Diplomacy, if backed up with consequences, can achieve results, but 
successive Egyptian Governments have gambled that, at the end of the 
day, we will look the other way in the mistaken belief that doing so 
serves U.S. security interests, and by and large, that has been the 
case.
  It is interesting to compare the Trump administration's selective 
condemnation of government repression in other countries, where the 
number of political prisoners is a fraction of those in Egypt, to 
President Trump's pronouncement that President el-Sisi as a ``great 
guy.'' What a sad commentary on what this country purports to stand 
for.
  We must acknowledge what history has repeatedly shown, that upholding 
our values is the best way to protect our interests. That does not mean 
cutting off all aid and walking away from Egypt. That kind of 
reactionary approach is equally short-sighted.
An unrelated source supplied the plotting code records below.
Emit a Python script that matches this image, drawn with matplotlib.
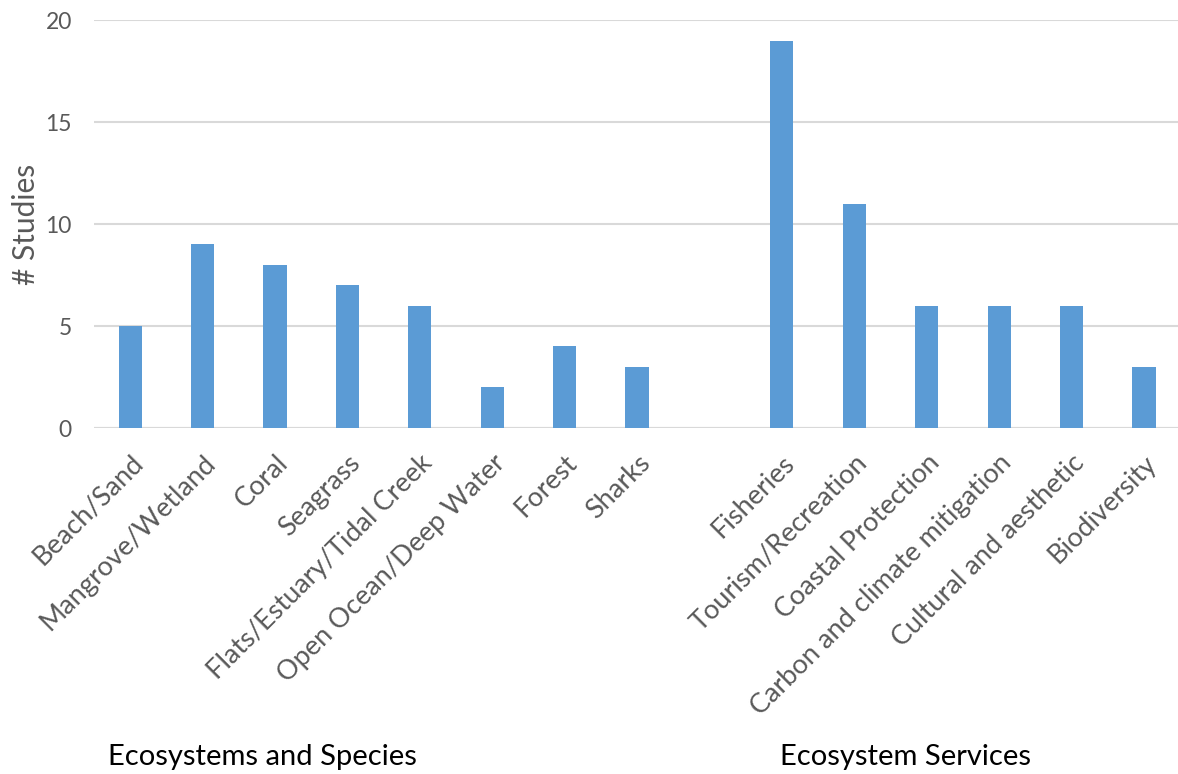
import numpy as np
import matplotlib.pyplot as plt

plt.rcParams['font.family'] = ['Lato', 'DejaVu Sans']

eco_names = ['Beach/Sand', 'Mangrove/Wetland', 'Coral', 'Seagrass',
             'Flats/Estuary/Tidal Creek', 'Open Ocean/Deep Water', 'Forest', 'Sharks']
eco_counts = [5, 9, 8, 7, 6, 2, 4, 3]
svc_names = ['Fisheries', 'Tourism/Recreation', 'Coastal Protection',
             'Carbon and climate mitigation', 'Cultural and aesthetic', 'Biodiversity']
svc_counts = [19, 11, 6, 6, 6, 3]

labels = eco_names + [''] + svc_names
values = eco_counts + [0] + svc_counts
x = np.arange(len(labels))

fig = plt.figure(figsize=(11.78, 7.74), dpi=100)
ax = fig.add_axes([0.0798, 0.447, 0.922, 0.527])

ax.bar(x, values, width=0.32, color='#5B9BD5', zorder=3)
ax.set_xlim(-0.5, len(labels) - 0.5)
ax.set_ylim(0, 20)
ax.set_yticks([0, 5, 10, 15, 20])
ax.yaxis.grid(True, color='#D9D9D9', linewidth=1.5, zorder=0)
for s in ax.spines.values():
    s.set_visible(False)
ax.axhline(0, color='#D9D9D9', linewidth=1.5, zorder=2)

ax.set_xticks(x)
ax.set_xticklabels(labels, rotation=45, ha='right', rotation_mode='anchor',
                   fontsize=19.5, color='#595959')
ax.tick_params(axis='x', length=0, pad=16)
ax.tick_params(axis='y', length=0, pad=16, labelsize=16.5, labelcolor='#595959')
ax.set_ylabel('# Studies', fontsize=21.5, color='#595959', labelpad=4)

fig.text(262 / 1178, 1 - 757 / 774, 'Ecosystems and Species', fontsize=21,
         ha='center', va='center', color='black')
fig.text(905 / 1178, 1 - 757 / 774, 'Ecosystem Services', fontsize=21,
         ha='center', va='center', color='black')

fig.savefig('out.png', dpi=100)
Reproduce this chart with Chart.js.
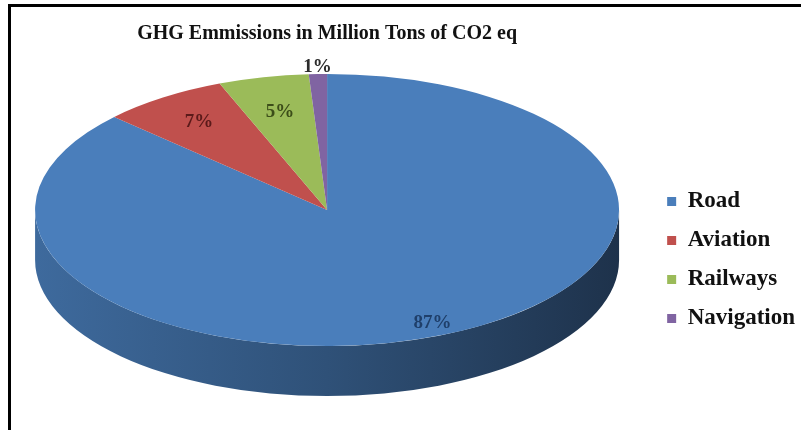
<!DOCTYPE html>
<html>
<head>
<meta charset="utf-8">
<script src="https://cdn.jsdelivr.net/npm/chart.js@4.4.1/dist/chart.umd.min.js"></script>
<style>
  html, body { margin: 0; padding: 0; background: #fff; }
  #wrap { position: relative; width: 801px; height: 430px; overflow: hidden; }
  #frame { position: absolute; left: 8px; top: 4px; right: -10px; bottom: -10px;
           border-top: 3px solid #000; border-left: 3px solid #000; pointer-events: none; }
</style>
</head>
<body>
<div id="wrap">
  <canvas id="myChart" width="801" height="430"></canvas>
  <div id="frame"></div>
</div>
<script>
// data (share of GHG emissions, %)
const categories = ["Road", "Aviation", "Railways", "Navigation"];
const emissions = [87, 7, 5, 1];

function shade(hex, k) {
  const n = parseInt(hex.slice(1), 16);
  const r = Math.round(((n >> 16) & 255) * k);
  const g = Math.round(((n >> 8) & 255) * k);
  const b = Math.round((n & 255) * k);
  return "rgb(" + r + "," + g + "," + b + ")";
}

// fake 3D: squash the pie into an ellipse and add a wall under the front half
const pie3d = {
  id: "pie3d",
  beforeDatasetsDraw(chart, args, o) {
    const ctx = chart.ctx;
    const arcs = chart.getDatasetMeta(0).data;
    const cx = arcs[0].x, cy = arcs[0].y, r = arcs[0].outerRadius;
    const rx = r * o.scaleX, ry = r * o.scaleY;
    arcs.forEach((arc, i) => {
      const col = arc.options.backgroundColor;
      const grad = ctx.createLinearGradient(cx - rx, 0, cx + rx, 0);
      grad.addColorStop(0, shade(col, 0.84));
      grad.addColorStop(0.5, shade(col, 0.64));
      grad.addColorStop(1, shade(col, 0.40));
      [-2 * Math.PI, 0, 2 * Math.PI].forEach(k => {
        const lo = Math.max(arc.startAngle, k), hi = Math.min(arc.endAngle, k + Math.PI);
        if (hi <= lo) return;
        ctx.beginPath();
        ctx.ellipse(cx, cy, rx, ry, 0, lo, hi);
        ctx.ellipse(cx, cy + o.depth, rx, ry, 0, hi, lo, true);
        ctx.closePath();
        ctx.fillStyle = grad;
        ctx.fill();
      });
    });
    ctx.save();
    ctx.translate(cx, cy);
    ctx.scale(o.scaleX, o.scaleY);
    ctx.translate(-cx, -cy);
  },
  afterDatasetsDraw(chart, args, o) {
    const ctx = chart.ctx;
    ctx.restore();
    const vals = chart.data.datasets[0].data;
    const total = vals.reduce((a, b) => a + b, 0);
    chart.getDatasetMeta(0).data.forEach((arc, i) => {
      const mid = (arc.startAngle + arc.endAngle) / 2;
      const f = o.labelRadius[i];
      const x = arc.x + Math.cos(mid) * arc.outerRadius * f * o.scaleX;
      const y = arc.y + Math.sin(mid) * arc.outerRadius * f * o.scaleY;
      ctx.save();
      ctx.font = "bold 19px 'Liberation Serif', serif";
      ctx.fillStyle = o.labelColors[i];
      ctx.textAlign = "center";
      ctx.textBaseline = "middle";
      ctx.fillText(Math.round(vals[i] / total * 100) + "%", x, y);
      ctx.restore();
    });
  }
};

new Chart(document.getElementById("myChart"), {
  type: "pie",
  data: {
    labels: categories,
    datasets: [{
      data: emissions,
      backgroundColor: ["#4a7ebb", "#c0504d", "#9bbb59", "#8064a2"],
      borderWidth: 0,
      clip: false
    }]
  },
  options: {
    responsive: false,
    devicePixelRatio: 1,
    animation: false,
    events: [],
    layout: { padding: { left: 3, right: -4, top: 0, bottom: 84 } },
    plugins: {
      title: {
        display: true,
        text: "GHG Emmissions in Million Tons of CO2 eq",
        fullSize: false,
        color: "#111",
        padding: { top: 22, bottom: 28 },
        font: { family: "'Liberation Serif', serif", size: 20, weight: "bold" }
      },
      legend: {
        position: "right",
        align: "end",
        maxWidth: 154,
        labels: {
          boxWidth: 9,
          boxHeight: 9,
          padding: 16,
          color: "#111",
          font: { family: "'Liberation Serif', serif", size: 23, weight: "bold" }
        }
      },
      tooltip: { enabled: false },
      pie3d: {
        scaleX: 2.147,
        scaleY: 1.0,
        depth: 50,
        labelRadius: [0.91, 0.78, 0.74, 1.05],
        labelColors: ["#1f3f6a", "#5b1a1a", "#3c4d19", "#2b2b2b"]
      }
    }
  },
  plugins: [pie3d]
});
</script>
</body>
</html>
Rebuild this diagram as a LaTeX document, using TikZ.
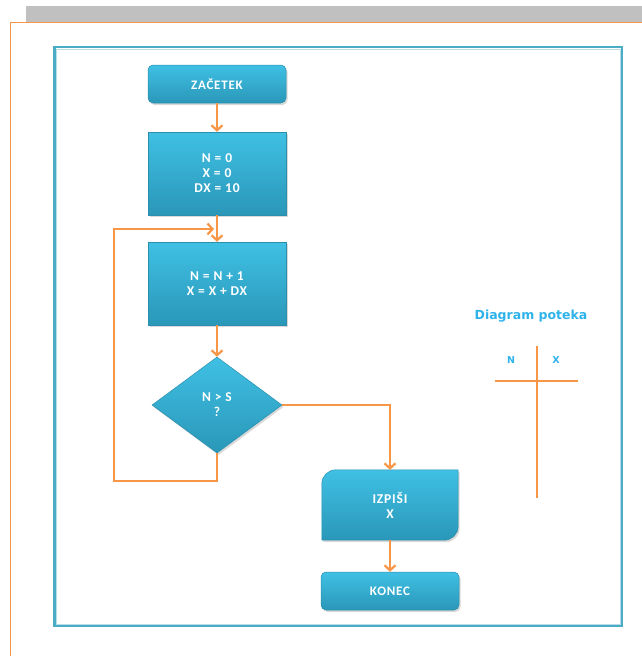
\documentclass[tikz,border=0pt]{standalone}
\usepackage{fontspec}
\setmainfont{Carlito}
\newfontfamily\labelfont{DejaVu Sans}
\newfontfamily\boxfont[LetterSpace=6]{Carlito}
\usetikzlibrary{arrows.meta,shapes.geometric,shadows,calc}
\pgfdeclarelayer{background}
\pgfsetlayers{background,main}

\definecolor{boxtop}{HTML}{3FC0E4}
\definecolor{boxbot}{HTML}{2A97B8}
\definecolor{boxedge}{HTML}{2A8FAD}
\definecolor{flow}{HTML}{F79646}
\definecolor{frameblue}{HTML}{4BACC6}
\definecolor{titleblue}{HTML}{2DB3EA}
\definecolor{bargray}{HTML}{C0C0C0}

\tikzset{
  boxshade/.style={top color=boxtop, bottom color=boxbot, draw=boxedge, line width=0.5pt,
    drop shadow={opacity=0.3, shadow xshift=1.5pt, shadow yshift=-2pt}},
  boxtext/.style={text=white, align=center, font=\boxfont\bfseries\fontsize{13.5}{15}\selectfont},
  procbox/.style={rectangle, boxshade, boxtext, minimum width=138pt, minimum height=83pt, inner sep=0pt},
  termbox/.style={rectangle, rounded corners=5pt, boxshade, boxtext,
    font=\boxfont\bfseries\fontsize{13}{14}\selectfont, minimum width=138pt, minimum height=38pt, inner sep=0pt},
  decbox/.style={diamond, boxshade, boxtext, minimum width=130pt, minimum height=96pt,
    aspect=1.354, inner sep=0pt},
  outbox/.style={rectangle, boxtext, minimum width=136pt, minimum height=70pt, inner sep=0pt},
  flowline/.style={draw=flow, line width=2.4pt, line join=miter},
  flowarrow/.style={flowline, -{Straight Barb[length=5pt,width=11pt,line width=2.2pt]}},
  tablabel/.style={text=titleblue, font=\labelfont\bfseries\fontsize{9.5}{11}\selectfont},
}

\begin{document}
\begin{tikzpicture}[x=1pt,y=-1pt]
  \useasboundingbox (0,0) rectangle (642,656);

  % page header and margin
  \fill[bargray] (26,6) rectangle (642,21.5);
  \draw[flow, line width=1pt] (10,656) -- (10,22) -- (642,22);

  % frame round the flow chart
  \draw[frameblue, line width=2.6pt] (54.5,47) rectangle (622,626);
  \draw[white!60!frameblue, line width=0.8pt] (56.5,49) rectangle (620,624);

  % flow chart blocks
  \node[termbox] (start) at (217,84) {ZAČETEK};
  \node[procbox] (init) at (217,173.5) {N = 0\\X = 0\\DX = 10};
  \node[procbox] (step1) at (217,283.5) {N = N + 1\\X = X + DX};
  \node[decbox] (test) at (217,405) {N > S\\?};
  \node[outbox] (print) at (390,505) {IZPIŠI\\X};
  \node[termbox] (stop) at (390,591) {KONEC};

  % output block: rectangle with top-left and bottom-right corners rounded
  \begin{pgfonlayer}{background}
    \path[boxshade]
      (print.south west) -- ($(print.north west)+(0,14)$)
      .. controls ($(print.north west)+(0,6.3)$) and ($(print.north west)+(6.3,0)$)
      .. ($(print.north west)+(14,0)$)
      -- (print.north east) -- ($(print.south east)+(0,-14)$)
      .. controls ($(print.south east)+(0,-6.3)$) and ($(print.south east)+(-6.3,0)$)
      .. ($(print.south east)+(-14,0)$)
      -- cycle;
  \end{pgfonlayer}

  % connectors
  \coordinate (loopcorner) at (114,481);
  \coordinate (loopin) at (214,229);
  \draw[flowarrow] (start) -- (init);
  \draw[flowarrow] (init) -- (step1);
  \draw[flowarrow] (step1) -- (test);
  \draw[flowarrow] (test.east) -| (print.north);
  \draw[flowarrow] (print) -- (stop);
  \draw[flowarrow] (test.south) |- (loopcorner) |- (loopin);

  % trace table
  \node[text=titleblue, font=\labelfont\bfseries\fontsize{12.5}{14}\selectfont] (title) at (531,316) {Diagram poteka};
  \node[tablabel] (colN) at (511,360) {N};
  \node[tablabel] (colX) at (556,360) {X};
  \coordinate (vtop) at (537,346);
  \coordinate (vbot) at (537,498);
  \coordinate (hleft) at (495,381);
  \coordinate (hright) at (578,381);
  \draw[flowline] (vtop) -- (vbot);
  \draw[flowline] (hleft) -- (hright);
\end{tikzpicture}
\end{document}
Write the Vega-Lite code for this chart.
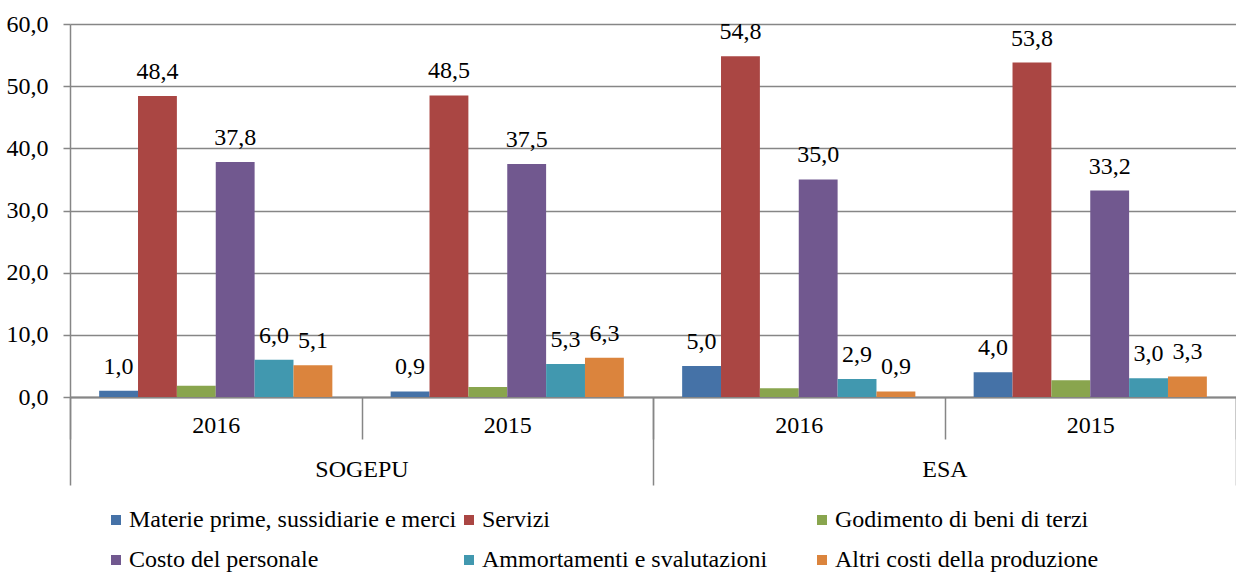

What it does mean is 
that we need a more principled, measured, and consistent policy and 
make clear that our aid is not a blank check--that Egypt's leaders are 
not above the law; that freedom of expression is universal; that due 
process is a right; that torture, cruel and inhuman treatment are 
forbidden under international law; and that governments should be 
accountable to their people.
  At a time when President el-Sisi is seeking to manipulate the 
legislative process to cement his hold on power for life, senior 
officials at the White House, the State Department, and the Pentagon 
need to stand up for what is first and foremost in our national 
interest: the principles that define us as Americans.
  I hope all Senators will join me in encouraging the Trump 
administration to learn from the mistakes of its predecessors and 
realign our policy toward Egypt with our values.